**Stated problem**
Write out the material exactly, leaving every picture behind.

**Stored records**
━━━

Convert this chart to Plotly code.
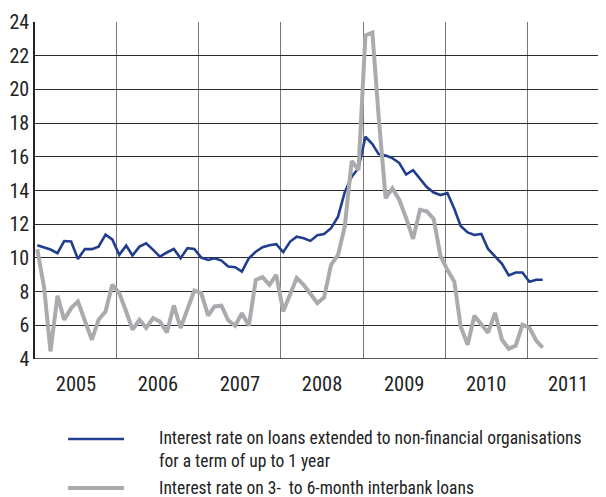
import pandas as pd
import plotly.graph_objects as go

# monthly observations, Jan 2005 onwards (per cent)
loans_rate = [
    10.75, 10.6, 10.5, 10.28, 11.0, 10.97, 9.94, 10.53, 10.52, 10.67, 11.38, 11.1,
    10.18, 10.73, 10.14, 10.67, 10.87, 10.48, 10.08, 10.32, 10.53, 9.98, 10.58, 10.53,
    10.02, 9.88, 9.98, 9.84, 9.49, 9.45, 9.19, 9.98, 10.37, 10.63, 10.75, 10.81,
    10.34, 10.97, 11.26, 11.17, 11.01, 11.35, 11.42, 11.76, 12.45, 13.9, 14.82, 15.32,
    17.19, 16.75, 16.16, 16.08, 15.92, 15.63, 14.95, 15.21, 14.72, 14.21, 13.88, 13.73,
    13.85, 12.9, 11.9, 11.51, 11.36, 11.42, 10.53, 10.08, 9.65, 8.96, 9.13, 9.13,
    8.58, 8.7, 8.7,
]
interbank_rate = [
    10.52, 8.2, 4.45, 7.75, 6.33, 7.02, 7.41, 6.23, 5.14, 6.33, 6.82, 8.4,
    7.91, 6.82, 5.74, 6.33, 5.84, 6.43, 6.23, 5.58, 7.18, 5.84, 7.02, 8.06,
    7.91, 6.57, 7.12, 7.16, 6.3, 5.97, 6.72, 5.97, 8.7, 8.86, 8.4, 8.99,
    6.82, 7.81, 8.8, 8.4, 7.91, 7.32, 7.65, 9.59, 10.18, 11.86, 15.75, 15.21,
    23.2, 23.37, 18.37, 13.54, 14.13, 13.44, 12.37, 11.13, 12.85, 12.76, 12.31, 10.12,
    9.29, 8.58, 5.93, 4.85, 6.57, 6.09, 5.56, 6.74, 5.14, 4.61, 4.79, 6.03,
    5.85, 5.08, 4.67,
]
months = pd.date_range("2005-01-01", periods=len(loans_rate), freq="MS") + pd.Timedelta(days=10)

names = [
    "Interest rate on loans extended to non-financial organisations<br>for a term of up to 1 year",
    "Interest rate on 3-  to 6-month interbank loans",
]
FONT = "Roboto Condensed, DejaVu Sans Condensed, sans-serif"
BLUE = "#213d8f"
GREY = "#aaabae"

fig = go.Figure()
fig.add_trace(go.Scatter(x=months, y=loans_rate, mode="lines", name=names[0],
                         line=dict(color=BLUE, width=2.6)))
fig.add_trace(go.Scatter(x=months, y=interbank_rate, mode="lines", name=names[1],
                         line=dict(color=GREY, width=4)))

# page body adds an 8px offset, so margins are trimmed to compensate
fig.update_layout(
    width=606, height=497,
    margin=dict(l=27, r=8, t=14, b=146),
    plot_bgcolor="white", paper_bgcolor="white",
    showlegend=False,
    font=dict(family=FONT, color="#222222"),
)
fig.update_xaxes(
    type="date", automargin=False,
    range=["2005-01-01", "2011-12-18"],
    dtick="M12", tick0="2005-01-01", tickformat="%Y", ticklabelmode="period",
    showgrid=True, gridcolor="#777777", gridwidth=1.3,
    showline=False, zeroline=False, ticks="",
    tickfont=dict(size=20.5), ticklabelstandoff=10,
)
fig.update_yaxes(
    automargin=False,
    range=[4, 24], dtick=2,
    showgrid=True, gridcolor="#2a2a2a", gridwidth=1,
    showline=True, linecolor="#222222", linewidth=1.5,
    zeroline=False, ticks="",
    tickfont=dict(size=20),
)
# bottom axis line at 4
fig.add_hline(y=4, line=dict(color="#222222", width=1.5))

# hand-drawn legend under the plot
for name, colour, width, ly, ty in [
    (names[0], BLUE, 2.6, -0.2375, -0.2686),
    (names[1], GREY, 4, -0.3828, -0.3825),
]:
    fig.add_shape(type="line", xref="paper", yref="paper",
                  x0=0.058, x1=0.156, y0=ly, y1=ly,
                  line=dict(color=colour, width=width))
    fig.add_annotation(xref="paper", yref="paper", x=0.2137, y=ty,
                       xanchor="left", yanchor="middle", align="left",
                       text=name, showarrow=False,
                       font=dict(size=17.5, family=FONT, color="#222222"))

fig.write_html("out.html")
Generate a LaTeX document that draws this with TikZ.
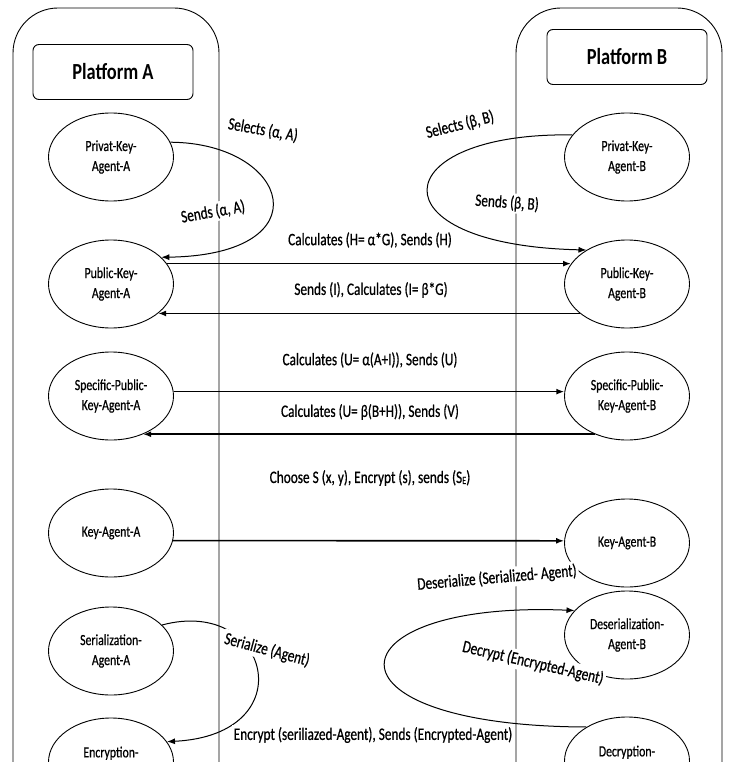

━━━

**Task response**
Convert this chart to Plotly code.
import pandas as pd
import plotly.graph_objects as go

# monthly observations, Jan 2005 onwards (per cent)
loans_rate = [
    10.75, 10.6, 10.5, 10.28, 11.0, 10.97, 9.94, 10.53, 10.52, 10.67, 11.38, 11.1,
    10.18, 10.73, 10.14, 10.67, 10.87, 10.48, 10.08, 10.32, 10.53, 9.98, 10.58, 10.53,
    10.02, 9.88, 9.98, 9.84, 9.49, 9.45, 9.19, 9.98, 10.37, 10.63, 10.75, 10.81,
    10.34, 10.97, 11.26, 11.17, 11.01, 11.35, 11.42, 11.76, 12.45, 13.9, 14.82, 15.32,
    17.19, 16.75, 16.16, 16.08, 15.92, 15.63, 14.95, 15.21, 14.72, 14.21, 13.88, 13.73,
    13.85, 12.9, 11.9, 11.51, 11.36, 11.42, 10.53, 10.08, 9.65, 8.96, 9.13, 9.13,
    8.58, 8.7, 8.7,
]
interbank_rate = [
    10.52, 8.2, 4.45, 7.75, 6.33, 7.02, 7.41, 6.23, 5.14, 6.33, 6.82, 8.4,
    7.91, 6.82, 5.74, 6.33, 5.84, 6.43, 6.23, 5.58, 7.18, 5.84, 7.02, 8.06,
    7.91, 6.57, 7.12, 7.16, 6.3, 5.97, 6.72, 5.97, 8.7, 8.86, 8.4, 8.99,
    6.82, 7.81, 8.8, 8.4, 7.91, 7.32, 7.65, 9.59, 10.18, 11.86, 15.75, 15.21,
    23.2, 23.37, 18.37, 13.54, 14.13, 13.44, 12.37, 11.13, 12.85, 12.76, 12.31, 10.12,
    9.29, 8.58, 5.93, 4.85, 6.57, 6.09, 5.56, 6.74, 5.14, 4.61, 4.79, 6.03,
    5.85, 5.08, 4.67,
]
months = pd.date_range("2005-01-01", periods=len(loans_rate), freq="MS") + pd.Timedelta(days=10)

names = [
    "Interest rate on loans extended to non-financial organisations<br>for a term of up to 1 year",
    "Interest rate on 3-  to 6-month interbank loans",
]
FONT = "Roboto Condensed, DejaVu Sans Condensed, sans-serif"
BLUE = "#213d8f"
GREY = "#aaabae"

fig = go.Figure()
fig.add_trace(go.Scatter(x=months, y=loans_rate, mode="lines", name=names[0],
                         line=dict(color=BLUE, width=2.6)))
fig.add_trace(go.Scatter(x=months, y=interbank_rate, mode="lines", name=names[1],
                         line=dict(color=GREY, width=4)))

# page body adds an 8px offset, so margins are trimmed to compensate
fig.update_layout(
    width=606, height=497,
    margin=dict(l=27, r=8, t=14, b=146),
    plot_bgcolor="white", paper_bgcolor="white",
    showlegend=False,
    font=dict(family=FONT, color="#222222"),
)
fig.update_xaxes(
    type="date", automargin=False,
    range=["2005-01-01", "2011-12-18"],
    dtick="M12", tick0="2005-01-01", tickformat="%Y", ticklabelmode="period",
    showgrid=True, gridcolor="#777777", gridwidth=1.3,
    showline=False, zeroline=False, ticks="",
    tickfont=dict(size=20.5), ticklabelstandoff=10,
)
fig.update_yaxes(
    automargin=False,
    range=[4, 24], dtick=2,
    showgrid=True, gridcolor="#2a2a2a", gridwidth=1,
    showline=True, linecolor="#222222", linewidth=1.5,
    zeroline=False, ticks="",
    tickfont=dict(size=20),
)
# bottom axis line at 4
fig.add_hline(y=4, line=dict(color="#222222", width=1.5))

# hand-drawn legend under the plot
for name, colour, width, ly, ty in [
    (names[0], BLUE, 2.6, -0.2375, -0.2686),
    (names[1], GREY, 4, -0.3828, -0.3825),
]:
    fig.add_shape(type="line", xref="paper", yref="paper",
                  x0=0.058, x1=0.156, y0=ly, y1=ly,
                  line=dict(color=colour, width=width))
    fig.add_annotation(xref="paper", yref="paper", x=0.2137, y=ty,
                       xanchor="left", yanchor="middle", align="left",
                       text=name, showarrow=False,
                       font=dict(size=17.5, family=FONT, color="#222222"))

fig.write_html("out.html")
Generate a LaTeX document that draws this with TikZ.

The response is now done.